China’s fixed-asset investments rose 25 percent year-on-year to hit 18.06 trillion Yuan (2.83 trillion U.S. dollars) during the first eight months of 2011.

China is able to invest so much into FAI because, in addition to the inflow of foreign direct investment (FDI is a measure of foreign ownership of productive assets, such as factories, mines and land) its citizens have a very high savings rate as a percentage of income. Because of  controls on how and where they can invest that money, Chinese savers have little choice but to invest at home.

As trade along the Steel Silk Road builds and intensifies Chinese savings will increasingly be used for infrastructure investment in foreign lands, not the buying of US Treasuries. Deep-sea ports, rail lines, airports, roads, bridges and power generation will be the investments of choice.

“Rail lines not only function as the circulatory system for a national and global economy, but are the backbone for internal development. The rail lines proposed are not simple railroad lines, no matter how they might appear on a map, but are designed to be “infrastructure corridors.”  The New Federalist, Newspaper, 1995

Conclusion

“From a western perspective, it’s tempting to believe that either the eurozone debt crisis or the US slowdown is the greatest show on earth.

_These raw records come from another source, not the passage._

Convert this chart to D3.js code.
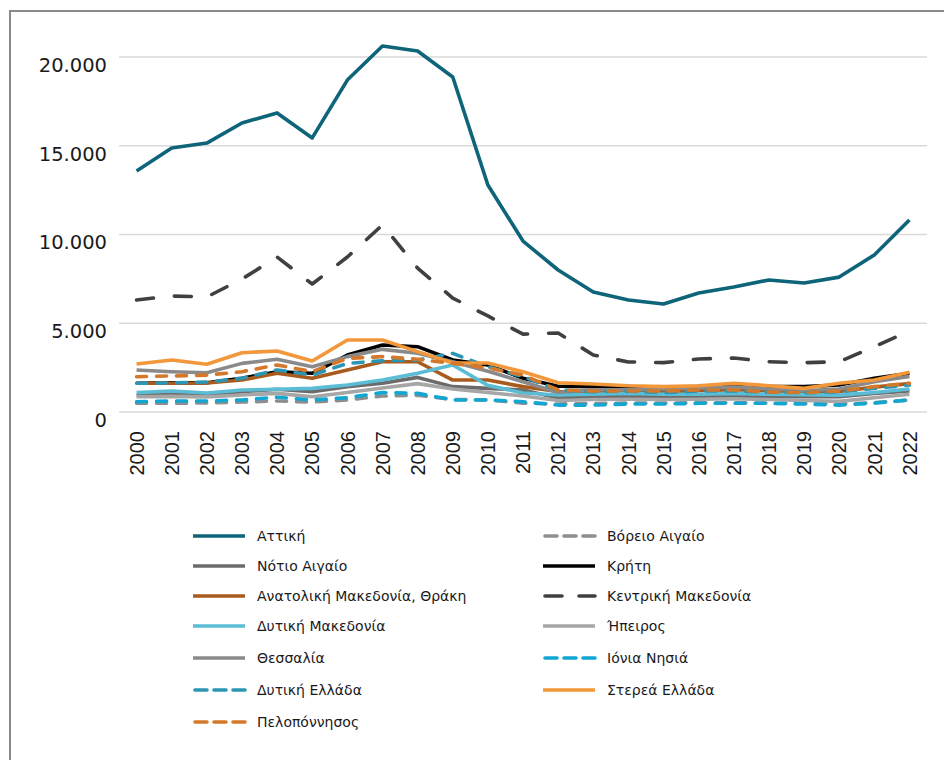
<!DOCTYPE html>
<html>
<head>
<meta charset="utf-8">
<script src="https://cdn.jsdelivr.net/npm/d3@7"></script>
<style>
  html, body { margin: 0; padding: 0; background: #fff; }
  svg { display: block; font-family: "DejaVu Sans", sans-serif; }
</style>
</head>
<body>
<svg id="chart" width="944" height="760"></svg>
<script>
// Years on the category axis
const years = ["2000","2001","2002","2003","2004","2005","2006","2007","2008","2009","2010","2011",
               "2012","2013","2014","2015","2016","2017","2018","2019","2020","2021","2022"];

// Value axis ticks
const yTicks = [0, 5000, 10000, 15000, 20000];

// Region names, in series order
const regions = ["Αττική","Βόρειο Αιγαίο","Νότιο Αιγαίο","Κρήτη","Ανατολική Μακεδονία, Θράκη",
                 "Κεντρική Μακεδονία","Δυτική Μακεδονία","Ήπειρος","Θεσσαλία","Ιόνια Νησιά",
                 "Δυτική Ελλάδα","Στερεά Ελλάδα","Πελοπόννησος"];

// Yearly values per region
const attiki      = [13580,14870,15150,16280,16850,15440,18700,20620,20340,18870,12790,9630,8000,6760,6310,6085,6700,7040,7440,7270,7600,8850,10820];
const voreioAig   = [490,490,510,560,620,560,680,900,940,710,680,500,450,480,500,500,520,520,500,480,450,520,680];
const notioAig    = [960,1010,960,1140,1280,1140,1430,1620,1950,1430,1330,1240,790,860,860,860,860,860,860,860,860,1050,1180];
const kriti       = [1620,1640,1650,1900,2270,2180,3210,3775,3680,2930,2650,1900,1450,1430,1430,1370,1430,1460,1430,1430,1520,1900,2180];
const anMakThraki = [1620,1620,1630,1800,2180,1900,2370,2830,2830,1800,1800,1430,1150,1100,1150,1150,1200,1250,1200,1100,1150,1400,1600];
const kentMak     = [6310,6535,6480,7490,8730,7210,8730,10540,8110,6420,5410,4390,4450,3210,2820,2780,2990,3040,2830,2780,2830,3680,4560];
const dytMak      = [1090,1180,1070,1240,1280,1330,1520,1800,2180,2650,1500,1070,960,1000,1050,1000,1000,1050,1000,980,950,1100,1300];
const ipeiros     = [860,880,850,960,1050,860,1100,1350,1600,1300,1100,900,650,700,720,700,720,750,700,650,600,800,1000];
const thessalia   = [2370,2270,2210,2740,2970,2550,3120,3530,3310,2830,2300,1700,1100,1250,1250,1300,1350,1400,1300,1200,1300,1700,2000];
const ioniaNisia  = [580,620,620,680,830,680,810,1090,1050,680,680,580,390,390,450,450,490,490,490,450,390,500,680];
const dytEllada   = [1620,1640,1690,1900,2370,2080,2740,2890,2930,3300,2550,1990,1240,1140,1180,1090,1180,1180,1130,1090,1130,1330,1520];
const stereaEll   = [2700,2930,2690,3340,3440,2870,4060,4060,3400,2760,2760,2270,1650,1580,1480,1430,1480,1620,1480,1330,1620,1800,2240];
const peloponnisos= [1990,2030,2080,2270,2650,2270,3020,3120,2970,2740,2480,2080,1240,1180,1180,1180,1240,1240,1130,1090,1180,1430,1620];

const seriesValues = [attiki, voreioAig, notioAig, kriti, anMakThraki, kentMak, dytMak,
                      ipeiros, thessalia, ioniaNisia, dytEllada, stereaEll, peloponnisos];

// Stroke styles per series
const styles = [
  { color: "#0e6479", dash: null,    width: 3.6 },
  { color: "#8e8e8e", dash: "10,10", width: 3.6 },
  { color: "#6b6b6b", dash: null,    width: 3.6 },
  { color: "#000000", dash: null,    width: 3.6 },
  { color: "#a95b1d", dash: null,    width: 3.6 },
  { color: "#404040", dash: "17,21", width: 3.6 },
  { color: "#5bbdd5", dash: null,    width: 3.6 },
  { color: "#a6a6a6", dash: null,    width: 3.6 },
  { color: "#8a8a8a", dash: null,    width: 3.6 },
  { color: "#12a7d2", dash: "10,10", width: 3.6 },
  { color: "#2b96b3", dash: "10,10", width: 3.6 },
  { color: "#f2973a", dash: null,    width: 3.6 },
  { color: "#d4782b", dash: "10,10", width: 3.6 }
];

const svg = d3.select("#chart");

// Outer frame (left and top edges)
svg.append("path")
  .attr("d", "M10,760 L10,11 L944,11")
  .attr("fill", "none")
  .attr("stroke", "#8a8a8a")
  .attr("stroke-width", 2);

const plot = { left: 119, right: 927, top: 57, bottom: 412 };

const x = d3.scaleBand().domain(years).range([plot.left, plot.right]);
const y = d3.scaleLinear().domain([0, 20000]).range([plot.bottom, plot.top]);
const cx = d => x(d) + x.bandwidth() / 2;

// Gridlines
svg.append("g")
  .selectAll("line")
  .data(yTicks)
  .join("line")
  .attr("x1", plot.left).attr("x2", plot.right)
  .attr("y1", d => y(d)).attr("y2", d => y(d))
  .attr("stroke", "#d9d9d9")
  .attr("stroke-width", 1.5);

// Value axis labels
const fmt = v => d3.format(",")(v).replace(/,/g, ".");
const yAxis = d3.axisLeft(y).tickValues(yTicks).tickFormat(fmt).tickSize(0).tickPadding(0);
const yg = svg.append("g").attr("transform", "translate(107,8)").call(yAxis);
yg.select(".domain").remove();
yg.selectAll("text").attr("font-size", 19.5).attr("fill", "#1a1a1a").attr("font-family", "DejaVu Sans, sans-serif");

// Year labels, rotated
const xAxis = d3.axisBottom(x).tickSize(0).tickPadding(0);
const xg = svg.append("g").call(xAxis);
xg.select(".domain").remove();
xg.selectAll(".tick").attr("transform", d => `translate(${cx(d)},431)`);
xg.selectAll("text")
  .attr("transform", "rotate(-90)")
  .attr("text-anchor", "end")
  .attr("x", 0).attr("y", 0).attr("dy", "0.36em")
  .attr("font-size", 20).attr("fill", "#1a1a1a").attr("font-family", "Liberation Sans, Arial, sans-serif");

// Series lines
const line = d3.line().x((d, i) => cx(years[i])).y(d => y(d));
svg.append("g")
  .selectAll("path")
  .data(seriesValues)
  .join("path")
  .attr("d", d => line(d))
  .attr("fill", "none")
  .attr("stroke", (d, i) => styles[i].color)
  .attr("stroke-width", (d, i) => styles[i].width)
  .attr("stroke-dasharray", (d, i) => styles[i].dash)
  .attr("stroke-linecap", (d, i) => styles[i].dash ? "round" : "butt")
  .attr("stroke-linejoin", "round");

// Legend: two columns, filled row by row
const legendRowsY = [536, 566, 596, 626, 658, 690, 722];
const legendColX = [193, 543];
const legend = svg.append("g");
regions.forEach((name, i) => {
  const col = i % 2, row = Math.floor(i / 2);
  const lx = legendColX[col], ly = legendRowsY[row];
  const s = styles[i];
  legend.append("line")
    .attr("x1", lx + (s.dash ? 2 : 0)).attr("x2", lx + 52)
    .attr("y1", ly).attr("y2", ly)
    .attr("stroke", s.color)
    .attr("stroke-width", s.width)
    .attr("stroke-dasharray", s.dash ? (i === 5 ? "17,17" : "12,7") : null)
    .attr("stroke-linecap", s.dash ? "round" : "butt");
  legend.append("text")
    .attr("x", lx + 64).attr("y", ly).attr("dy", "0.36em")
    .attr("font-size", 14).attr("fill", "#1a1a1a")
    .text(name);
});
</script>
</body>
</html>
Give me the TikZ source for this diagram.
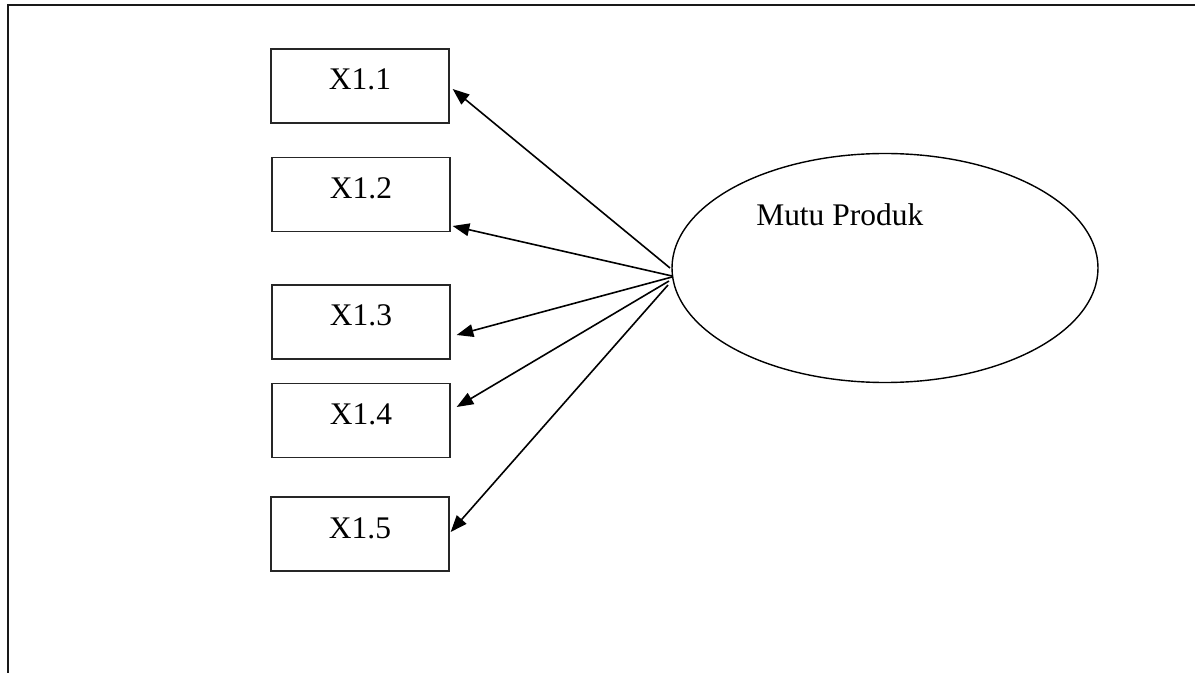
\documentclass[tikz,border=0pt]{standalone}
\usepackage{fontspec}
\setmainfont{Liberation Serif}
\usetikzlibrary{shapes.geometric,arrows.meta}
\begin{document}
\begin{tikzpicture}[x=0.75pt,y=-0.75pt,
  indbox/.style={draw=black!85,line width=1pt,rectangle,inner sep=0pt,
    minimum width=133.5pt,minimum height=55.5pt,text height=30.75pt,text depth=24.75pt,
    font=\fontsize{23.6}{28}\selectfont},
  latent/.style={draw=black,line width=1.05pt,ellipse,inner sep=0pt,
    minimum width=319.5pt,minimum height=171.75pt},
  arr/.style={line width=1.2pt,-{Triangle[length=12.5pt,width=9.5pt]}},
  frameline/.style={line width=2.1pt,black!90}]
\useasboundingbox (0,0) rectangle (1195,673);
\fill[white] (0,0) rectangle (1195,673);
\draw[frameline] (8,673) -- (8,5) -- (1195,5);

\node[indbox] (b1) at (360,86) {X1.1};
\node[indbox] (b2) at (361,194.5) {X1.2};
\node[indbox] (b3) at (361,322) {X1.3};
\node[indbox] (b4) at (361,420.5) {X1.4};
\node[indbox] (b5) at (360,534) {X1.5};

\node[latent] (mp) at (885,268) {};
\node[anchor=base west,inner sep=0pt,font=\fontsize{23.6}{28}\selectfont] (mpt) at (756,226) {Mutu Produk};

\coordinate (s1) at (670,268);
\coordinate (s2) at (672,276);
\coordinate (s3) at (672,277);
\coordinate (s4) at (669,281);
\coordinate (s5) at (668,285);

\coordinate (t1) at ([shift={(3,3)}]b1.east);
\coordinate (t2) at ([shift={(2,31.5)}]b2.east);
\coordinate (t3) at ([shift={(6,13)}]b3.east);
\coordinate (t4) at ([shift={(6,-13.5)}]b4.east);
\coordinate (t5) at ([shift={(1,-2)}]b5.east);

\draw[arr] (s1) -- (t1);
\draw[arr] (s2) -- (t2);
\draw[arr] (s3) -- (t3);
\draw[arr] (s4) -- (t4);
\draw[arr] (s5) -- (t5);
\end{tikzpicture}
\end{document}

That temptation should be resisted. The greatest show on earth is happening elsewhere: the creation of a southern Silk Road, a network of new “South-South” trading routes connecting Asia, the Middle East, Africa and Latin America.” Stephen King, Time to put the Southern Silk Road on the Map, ft.com

There’s been a shift in global trade taking place with developing countries increasingly interacting with each other instead of their old trading partners, the developed nations.

Given the fact that Eurasia, Latin America, the Middle East and Africa comprise most of the world’s population will The New Steel Silk Road be the building block for a truly developed global economy? It’s something that’s definitely on my radar screen. Is it on yours?